> **SHORT EXERCISE**: Pick out each line containing the string "this" and copy it.

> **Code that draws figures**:

****************************************

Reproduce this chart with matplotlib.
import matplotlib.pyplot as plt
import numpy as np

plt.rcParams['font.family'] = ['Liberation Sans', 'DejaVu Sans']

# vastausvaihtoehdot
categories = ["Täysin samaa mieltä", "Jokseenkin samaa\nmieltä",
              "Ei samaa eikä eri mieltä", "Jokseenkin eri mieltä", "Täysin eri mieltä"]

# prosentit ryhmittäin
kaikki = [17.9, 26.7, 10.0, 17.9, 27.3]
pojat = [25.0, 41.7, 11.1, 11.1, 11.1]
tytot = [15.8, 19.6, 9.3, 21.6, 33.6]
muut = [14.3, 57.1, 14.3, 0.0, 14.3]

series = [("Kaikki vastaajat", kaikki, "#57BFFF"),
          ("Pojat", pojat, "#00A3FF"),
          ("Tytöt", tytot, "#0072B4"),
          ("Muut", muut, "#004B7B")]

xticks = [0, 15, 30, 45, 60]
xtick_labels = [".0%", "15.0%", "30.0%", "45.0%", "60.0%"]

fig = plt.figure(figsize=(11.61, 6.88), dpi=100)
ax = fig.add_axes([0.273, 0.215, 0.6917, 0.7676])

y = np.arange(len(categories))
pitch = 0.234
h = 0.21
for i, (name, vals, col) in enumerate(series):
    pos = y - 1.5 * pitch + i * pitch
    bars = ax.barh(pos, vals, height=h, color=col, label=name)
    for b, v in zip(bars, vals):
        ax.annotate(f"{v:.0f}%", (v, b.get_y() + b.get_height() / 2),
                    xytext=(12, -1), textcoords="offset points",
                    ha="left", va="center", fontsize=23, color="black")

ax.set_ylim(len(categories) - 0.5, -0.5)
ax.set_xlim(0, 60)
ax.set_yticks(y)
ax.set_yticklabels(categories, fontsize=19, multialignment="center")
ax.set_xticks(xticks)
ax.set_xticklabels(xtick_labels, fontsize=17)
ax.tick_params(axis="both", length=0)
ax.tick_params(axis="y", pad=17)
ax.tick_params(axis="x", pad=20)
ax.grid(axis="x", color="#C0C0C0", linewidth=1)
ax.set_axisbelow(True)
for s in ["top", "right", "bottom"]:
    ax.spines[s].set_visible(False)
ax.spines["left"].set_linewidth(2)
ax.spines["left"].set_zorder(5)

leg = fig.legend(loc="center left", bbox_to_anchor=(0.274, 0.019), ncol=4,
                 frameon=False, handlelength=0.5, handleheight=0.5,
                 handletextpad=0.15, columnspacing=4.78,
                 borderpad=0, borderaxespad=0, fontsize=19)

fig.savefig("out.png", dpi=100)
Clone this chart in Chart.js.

****************************************

> **EXPECTED ANSWER**:
Reproduce this chart with matplotlib.
Clone this chart in Chart.js.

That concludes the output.